Nach der Wende stellten die staatlich kontrollierten Programme nach und nach den Sendebetrieb ein, Sender wurden abgewickelt oder mit West-Berliner Sendern vereint und an neue Standorte umgezogen. Mit dem Jahresbeginn 1992 begannen die neugegründeten Sender ORB für Brandenburg und MDR für Sachsen, Sachsen-Anhalt und Thüringen ihre Programme. Die verbliebenen DDR-Sender wurden zum Deutschlandsender Kultur zusammengeschrumpft, ehe dieser letzte Sender der DDR und RIAS Berlin 1994 zu einem neuen Sender verschmolzen: Deutschlandradio Berlin. Erst im Jahr 2003 wurden Berlin und Brandenburg - zumindest im Rundfunk - vereint: ORB und SFB verschmolzen zum Rundfunk Berlin-Brandenburg (rbb), der seit nunmehr 20 Jahren Programm aus den Funkhäusern in Berlin und Potsdam-Babelsberg für die Region macht.

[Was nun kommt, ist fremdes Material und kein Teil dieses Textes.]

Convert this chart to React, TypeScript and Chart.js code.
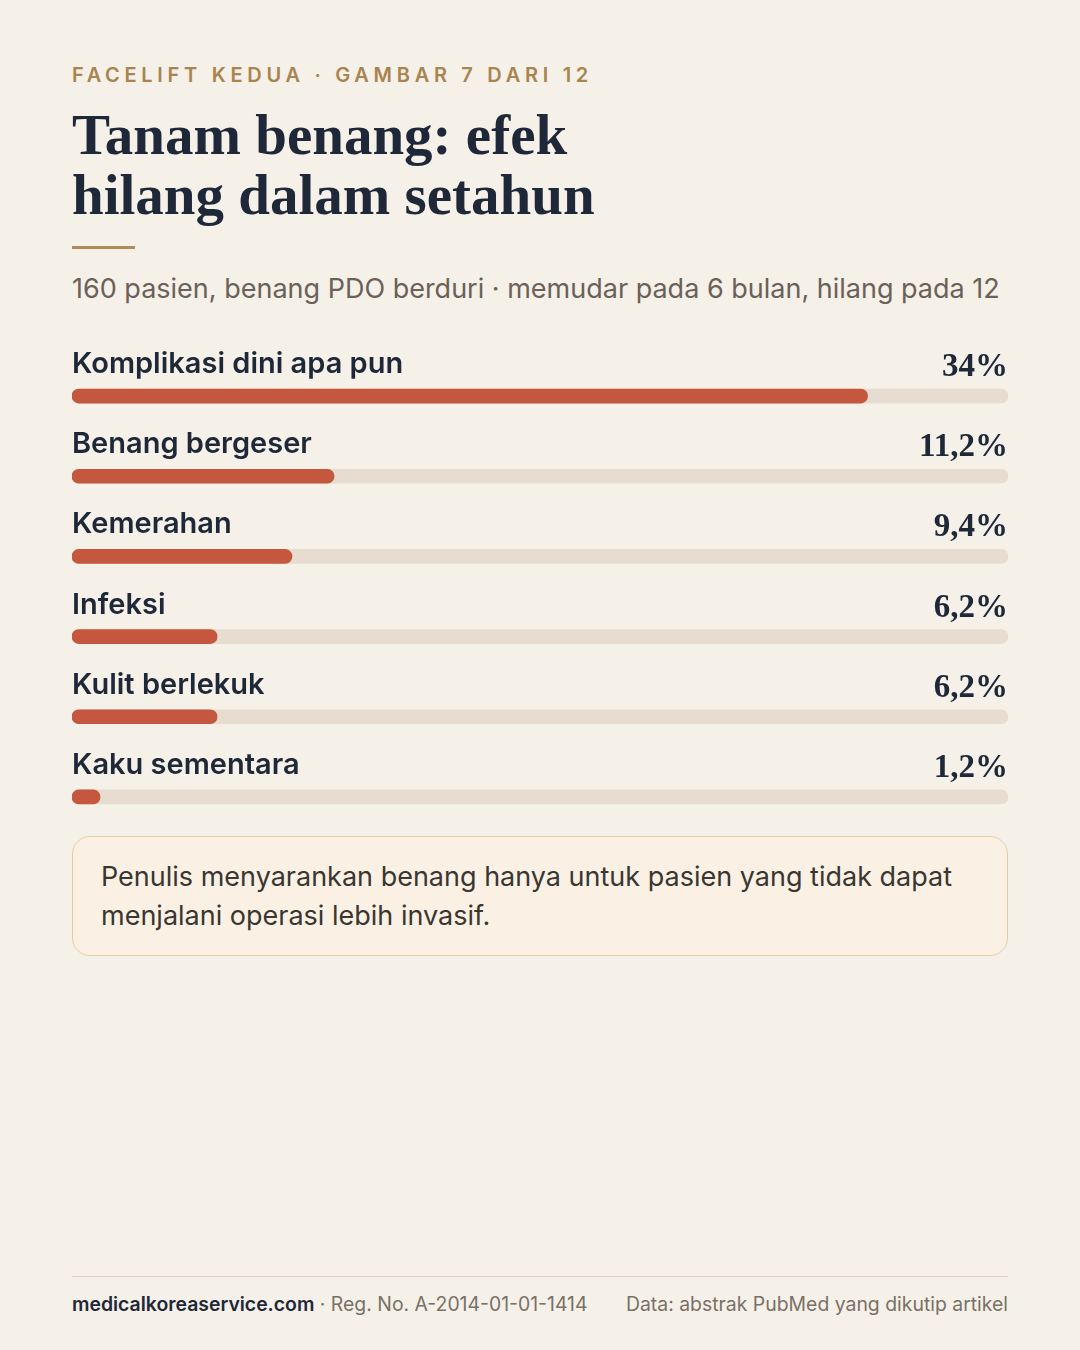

Der erste private Radiosender startete 1984 in Ludwigshafen. Drei Jahre zuvor urteilte das Bundesverfassungsgericht, dass der Gesetzgeber den Zugang zum Anbieten privater Rundfunkprogramme regeln muss.

Klingende Geräte

Über die Jahrzehnte veränderten sich nicht nur die Radioprogramme, auch die Empfangstechnik ermöglichte neue Hörgewohnheiten. Saßen die Hörenden zu Beginn vor einer klobigen Kiste im Wohnzimmer, kamen mit der Zeit tragbare Kofferradios, Weltempfänger, Ghettoblaster oder Autoradios in allerlei Formen, Farben und Größen auf den Markt.

Mit dem Siegeszug der Smartphones brauchte man kein separates Empfangsgerät mehr, um Radio zu hören. Dazu reichte nun ein Klick auf die entsprechende App. Immerhin: Der Datenaustausch der Smartphones basiert auf demselben Prinzip, wie zu Zeiten der ersten Radioübertragung vor 100 Jahren: Übertragung von Funkwellen.

Das 100-jährige Jubiläum des Radios wird am Freitag, den 13. Oktober, im rbb mit einer Veranstaltung gefeiert. Im Großen Sendesaal im Haus des Rundfunks findet die "100 Jahre Radio Show" statt. Alle rbb-Radiowellen sind dabei und präsentieren live vor Publikum Nachrichten, Wetter, Verkehr, Jingles und Musik. Beginn ist 19 Uhr.